While 60% of central banks have a broad environmental, social and governance (ESG) approach, fewer than one-in-five employ a climate-specific focus, according to a sustainable and responsible investment (SRI) survey from Network for Greening the Financial System (NGFS).

The survey polled central banks on five ESG strategies: negative screening, best-in-class, ESG integration, impact investing and voting and engagement.

“Negative screening and green bond investments are currently the most prominent strategies across central bank portfolios. Both are straightforward to implement as they do not necessarily require a significant adjustment of the asset allocation or the investment process,” it found.

As a result; NGFS, which consists of 46 central banks and supervisors and nine observers, has released a guide to support the adoption of sustainable investment principles in their portfolios and avert climate change as a financial risk.

“The work of the NGFS is vital to scale up the work of central banks and financial supervisors in the field of sustainable finance,” said Frank Elderson, chair of the NGFS and executive board member of De Nederlandsche Bank, the Dutch central bank.

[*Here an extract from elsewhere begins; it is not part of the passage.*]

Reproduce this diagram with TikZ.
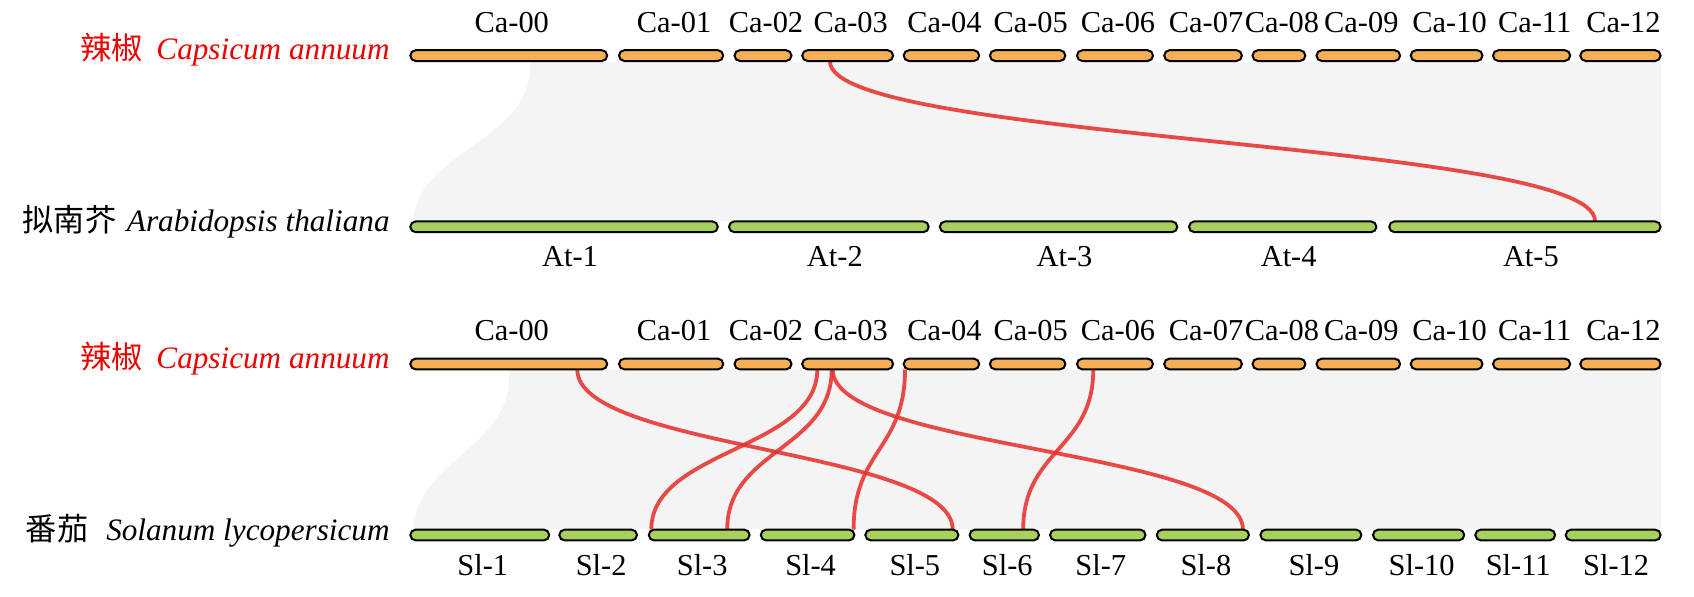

“We thus send a strong signal to the financial system as a whole, to ensure that it turns green and sustainable.”

Key objectives

The scope of central banks to invest sustainably depends largely on the mandate underlying the portfolio, the report states.

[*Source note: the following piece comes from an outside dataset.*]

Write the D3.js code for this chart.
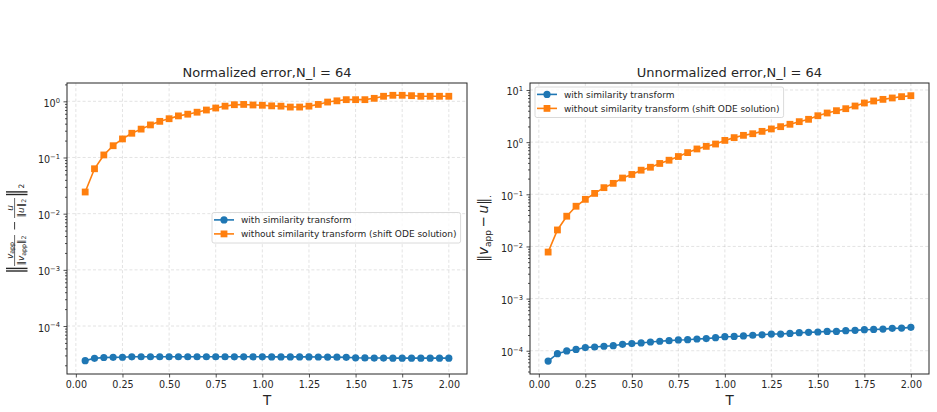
<!DOCTYPE html>
<html>
<head>
<meta charset="utf-8">
<script src="https://cdn.jsdelivr.net/npm/d3@7"></script>
<style>
  body { margin: 0; background: #fff; }
  svg, svg text { font-family: "DejaVu Sans", sans-serif; }
</style>
</head>
<body>
<div id="chart"></div>
<script>
// time points
const T = [0.05, 0.10, 0.15, 0.20, 0.25, 0.30, 0.35, 0.40, 0.45, 0.50,
           0.55, 0.60, 0.65, 0.70, 0.75, 0.80, 0.85, 0.90, 0.95, 1.00,
           1.05, 1.10, 1.15, 1.20, 1.25, 1.30, 1.35, 1.40, 1.45, 1.50,
           1.55, 1.60, 1.65, 1.70, 1.75, 1.80, 1.85, 1.90, 1.95, 2.00];

// normalized error
const normWith = [2.42e-5, 2.66e-5, 2.75e-5, 2.77e-5, 2.78e-5, 2.83e-5, 2.84e-5, 2.84e-5, 2.84e-5, 2.84e-5,
                  2.84e-5, 2.84e-5, 2.84e-5, 2.84e-5, 2.84e-5, 2.84e-5, 2.83e-5, 2.83e-5, 2.83e-5, 2.83e-5,
                  2.82e-5, 2.82e-5, 2.82e-5, 2.82e-5, 2.82e-5, 2.81e-5, 2.80e-5, 2.79e-5, 2.77e-5, 2.72e-5,
                  2.70e-5, 2.69e-5, 2.69e-5, 2.68e-5, 2.68e-5, 2.68e-5, 2.68e-5, 2.68e-5, 2.68e-5, 2.68e-5];
const normWithout = [0.0243, 0.063, 0.111, 0.162, 0.214, 0.27, 0.32, 0.38, 0.44, 0.49,
                     0.55, 0.59, 0.64, 0.70, 0.76, 0.82, 0.87, 0.88, 0.86, 0.85,
                     0.83, 0.82, 0.79, 0.79, 0.82, 0.88, 0.97, 1.02, 1.07, 1.07,
                     1.07, 1.13, 1.23, 1.28, 1.28, 1.26, 1.23, 1.23, 1.23, 1.23];

// unnormalized error
const unnormWith = [6.35e-5, 8.8e-5, 9.9e-5, 1.06e-4, 1.15e-4, 1.18e-4, 1.22e-4, 1.25e-4, 1.33e-4, 1.37e-4,
                    1.41e-4, 1.47e-4, 1.52e-4, 1.56e-4, 1.61e-4, 1.63e-4, 1.68e-4, 1.71e-4, 1.78e-4, 1.86e-4,
                    1.88e-4, 1.92e-4, 1.98e-4, 2.02e-4, 2.09e-4, 2.09e-4, 2.15e-4, 2.22e-4, 2.25e-4, 2.29e-4,
                    2.35e-4, 2.35e-4, 2.43e-4, 2.46e-4, 2.53e-4, 2.56e-4, 2.60e-4, 2.69e-4, 2.72e-4, 2.81e-4];
const unnormWithout = [0.0078, 0.0207, 0.038, 0.059, 0.080, 0.104, 0.134, 0.162, 0.205, 0.24,
                       0.29, 0.33, 0.39, 0.45, 0.53, 0.63, 0.74, 0.83, 0.92, 1.08,
                       1.22, 1.35, 1.45, 1.61, 1.79, 1.98, 2.2, 2.47, 2.74, 3.21,
                       3.62, 4.01, 4.38, 4.93, 5.63, 6.15, 6.61, 7.03, 7.45, 7.78];

const seriesNames = ['with similarity transform', 'without similarity transform (shift ODE solution)'];
const xTicks = [0, 0.25, 0.5, 0.75, 1.0, 1.25, 1.5, 1.75, 2.0];

const W = 937, H = 412;
const blue = '#1f77b4', orange = '#ff7f0e';
const ink = '#262626';
const FONT = '"DejaVu Sans", sans-serif';

const svg = d3.select('#chart').append('svg')
    .attr('width', W)
    .attr('height', H);

const expText = e => (e < 0 ? '\u2212' : '') + Math.abs(e);

function panel(cfg) {
    const g = svg.append('g').attr('transform', `translate(${cfg.left},${cfg.top})`);
    const x = d3.scaleLinear().domain([-0.0475, 2.0975]).range([0, cfg.w]);
    const y = d3.scaleLog().domain(cfg.yDomain).range([cfg.h, 0]);

    const majors = d3.range(cfg.eMin, cfg.eMax + 1).map(e => Math.pow(10, e));
    const minors = [];
    for (let e = cfg.eMin - 1; e <= cfg.eMax; e++) {
        for (let k = 2; k <= 9; k++) {
            const v = k * Math.pow(10, e);
            if (v >= cfg.yDomain[0] && v <= cfg.yDomain[1]) minors.push(v);
        }
    }

    // grid
    const grid = g.append('g')
        .attr('stroke', '#b0b0b0')
        .attr('stroke-opacity', 0.45)
        .attr('stroke-width', 0.8)
        .attr('stroke-dasharray', '3,2.2');
    grid.selectAll('.gx').data(xTicks).join('line')
        .attr('x1', d => x(d)).attr('x2', d => x(d))
        .attr('y1', 0).attr('y2', cfg.h);
    grid.selectAll('.gy').data(majors).join('line')
        .attr('y1', d => y(d)).attr('y2', d => y(d))
        .attr('x1', 0).attr('x2', cfg.w);

    // series
    const line = d3.line().x((d, i) => x(T[i])).y(d => y(d));
    g.append('path').datum(cfg.withData)
        .attr('fill', 'none').attr('stroke', blue).attr('stroke-width', 1.6)
        .attr('d', line);
    g.selectAll('.dotA').data(cfg.withData).join('circle')
        .attr('cx', (d, i) => x(T[i])).attr('cy', d => y(d))
        .attr('r', 3.6).attr('fill', blue);
    g.append('path').datum(cfg.withoutData)
        .attr('fill', 'none').attr('stroke', orange).attr('stroke-width', 1.6)
        .attr('d', line);
    g.selectAll('.sqB').data(cfg.withoutData).join('rect')
        .attr('x', (d, i) => x(T[i]) - 3.4).attr('y', d => y(d) - 3.4)
        .attr('width', 6.8).attr('height', 6.8).attr('fill', orange);

    // axes
    const xAxis = g.append('g')
        .attr('transform', `translate(0,${cfg.h})`)
        .call(d3.axisBottom(x).tickValues(xTicks).tickFormat(d3.format('.2f'))
            .tickSize(3.5).tickPadding(3.5));
    const yAxis = g.append('g')
        .call(d3.axisLeft(y).tickValues(majors).tickSize(3.5).tickPadding(3.5));
    yAxis.selectAll('.tick text')
        .attr('dy', '0.52em')
        .each(function (d) {
            const t = d3.select(this).text('');
            t.append('tspan').text('10');
            t.append('tspan').attr('dy', '-0.62em').attr('font-size', '0.7em')
                .text(expText(Math.round(Math.log10(d))));
        });
    g.append('g')
        .call(d3.axisLeft(y).tickValues(minors).tickSize(2).tickFormat(''))
        .call(a => a.select('.domain').remove());

    [xAxis, yAxis].forEach(a => {
        a.attr('font-family', FONT).attr('font-size', 9.6);
        a.selectAll('text').attr('fill', ink);
        a.select('.domain').remove();
    });
    g.selectAll('.tick line').attr('stroke', ink).attr('stroke-width', 0.8);

    // frame
    g.append('rect')
        .attr('width', cfg.w).attr('height', cfg.h)
        .attr('fill', 'none').attr('stroke', ink).attr('stroke-width', 1);

    // title and xlabel
    g.append('text')
        .attr('x', cfg.w / 2).attr('y', -6)
        .attr('text-anchor', 'middle')
        .attr('font-size', 13).attr('fill', ink)
        .text(cfg.title);
    g.append('text')
        .attr('x', cfg.w / 2).attr('y', cfg.h + 31)
        .attr('text-anchor', 'middle')
        .attr('font-size', 13.5).attr('fill', ink)
        .text('T');

    // legend
    const lg = g.append('g').attr('transform', `translate(${cfg.legend[0]},${cfg.legend[1]})`);
    const box = lg.append('rect')
        .attr('rx', 2).attr('fill', '#fff').attr('fill-opacity', 0.8)
        .attr('stroke', '#d0d0d0').attr('stroke-width', 0.8);
    let maxW = 0;
    seriesNames.forEach((name, i) => {
        const yy = 7.4 + i * 14;
        const c = i === 0 ? blue : orange;
        lg.append('line').attr('x1', 2).attr('x2', 22).attr('y1', yy).attr('y2', yy)
            .attr('stroke', c).attr('stroke-width', 1.6);
        if (i === 0) {
            lg.append('circle').attr('cx', 12).attr('cy', yy).attr('r', 3.6).attr('fill', c);
        } else {
            lg.append('rect').attr('x', 12 - 3.4).attr('y', yy - 3.4)
                .attr('width', 6.8).attr('height', 6.8).attr('fill', c);
        }
        const t = lg.append('text').attr('x', 29).attr('y', yy).attr('dy', '0.35em')
            .attr('font-size', 9).attr('fill', ink).text(name);
        maxW = Math.max(maxW, t.node().getComputedTextLength());
    });
    box.attr('width', 29 + maxW + 4).attr('height', 30.5);

    return g;
}

panel({
    left: 67, top: 83, w: 400, h: 291,
    yDomain: [Math.pow(10, -4.854), Math.pow(10, 0.326)], eMin: -4, eMax: 0,
    withData: normWith, withoutData: normWithout,
    title: 'Normalized error,N_l = 64',
    legend: [145, 129.5]
});

panel({
    left: 530, top: 83, w: 399, h: 291,
    yDomain: [Math.pow(10, -4.446), Math.pow(10, 1.134)], eMin: -4, eMax: 1,
    withData: unnormWith, withoutData: unnormWithout,
    title: 'Unnormalized error,N_l = 64',
    legend: [5, 4]
});

// left y label: || v_app/||v_app||_2 - u/||u||_2 ||_2 (rotated)
const yl = svg.append('g')
    .attr('transform', 'translate(17,229) rotate(-90)')
    .attr('fill', ink).attr('stroke', 'none');
function dbar(g, x0, y0, y1, sw) {
    [0, 2.6].forEach(o => g.append('line')
        .attr('x1', x0 + o).attr('x2', x0 + o).attr('y1', y0).attr('y2', y1)
        .attr('stroke', ink).attr('stroke-width', sw));
}
dbar(yl, -42, -11, 10.5, 1.4);
dbar(yl, 34.5, -11, 10.5, 1.4);
const frac = (cx, num, den, bx0, bx1) => {
    const n = yl.append('text').attr('x', cx).attr('y', -4.5).attr('text-anchor', 'middle').attr('font-size', 9);
    num(n);
    yl.append('line').attr('x1', bx0).attr('x2', bx1).attr('y1', -2.4).attr('y2', -2.4)
        .attr('stroke', ink).attr('stroke-width', 0.7);
    const d = yl.append('text').attr('x', cx).attr('y', 7).attr('text-anchor', 'middle').attr('font-size', 9);
    den(d);
};
frac(-21.5,
    t => { t.append('tspan').attr('font-style', 'italic').text('v');
           t.append('tspan').attr('font-size', 6.3).attr('dy', 1.5).text('app'); },
    t => { t.append('tspan').text('\u2016');
           t.append('tspan').attr('font-style', 'italic').text('v');
           t.append('tspan').attr('font-size', 6.3).attr('dy', 1.5).text('app');
           t.append('tspan').attr('dy', -1.5).text('\u2016');
           t.append('tspan').attr('font-size', 6.3).attr('dy', 1.5).text('2'); },
    -37, -6);
yl.append('line').attr('x1', -0.5).attr('x2', 7).attr('y1', -2.4).attr('y2', -2.4)
    .attr('stroke', ink).attr('stroke-width', 0.9);
frac(21,
    t => { t.append('tspan').attr('font-style', 'italic').text('u'); },
    t => { t.append('tspan').text('\u2016');
           t.append('tspan').attr('font-style', 'italic').text('u');
           t.append('tspan').text('\u2016');
           t.append('tspan').attr('font-size', 6.3).attr('dy', 1.5).text('2'); },
    11, 31);
yl.append('text').attr('x', 40.5).attr('y', 7).attr('font-size', 7.5).text('2');

// right y label: ||v_app - u||_. (rotated, centred on its own bounding box)
const yrG = svg.append('g').attr('transform', 'translate(488,228.5) rotate(-90)');
const yr = yrG.append('text')
    .attr('font-size', 13.5).attr('fill', ink);
yr.append('tspan').text('\u2016');
yr.append('tspan').attr('font-style', 'italic').text('v');
yr.append('tspan').attr('font-size', 9).attr('dy', 3).text('app');
yr.append('tspan').attr('dy', -3).text('\u2009\u2212\u2009');
yr.append('tspan').attr('font-style', 'italic').text('u');
yr.append('tspan').text('\u2016');
yr.append('tspan').attr('font-size', 9).attr('dy', 3).text('.');
const bb = yr.node().getBBox();
yr.attr('x', -(bb.x + bb.width / 2));
</script>
</body>
</html>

Two high-level SRI objectives can be considered:

  • (i) a financial SRI objective, which aims to address the impact of climate-related risks and/or ESG-related risks on the portfolio and seeks to generate financial returns; and
  • (ii) an extra‑financial SRI objective, which aims to address the impact of the portfolio on the environment and society, alongside generating financial returns

Among specific challenges central banks face when pursuing SRI are: to stick to their legal policy mandate, invest responsibly while preserving liquidity, and safeguard independence and prevent conflicts of interest.

Taking the Nordic route

The report cites Norges Bank, the central bank of Norway, as one of those already applying SRI.

Next to central banking operations, the bank fulfils a separate investment mandate via the Norges Bank Investment Management, which manages Norway’s sovereign wealth fund, the Government Pension Fund Global, with a market value of NOK9,162bn (€900.8bn) at end of June 2019.

The objective for both portfolios is to achieve the highest possible return with acceptable risk, the report said, while it has also been given dedicated environment-related mandates from the Ministry of Finance.

It focuses on material ESG issues to improve the long-term performance of the investments and reduce financial risks stemming from ESG issues, and sits on three SRI pillars: (i) establishing principles, (ii) long-term active ownership and (iii) investing sustainably.

Norges Bank can opt for active ownership as an alternative to observation or exclusion decisions.

“The bank itself may also decide to divest from companies that impose substantial costs on other companies and on society as a whole,” the report writes.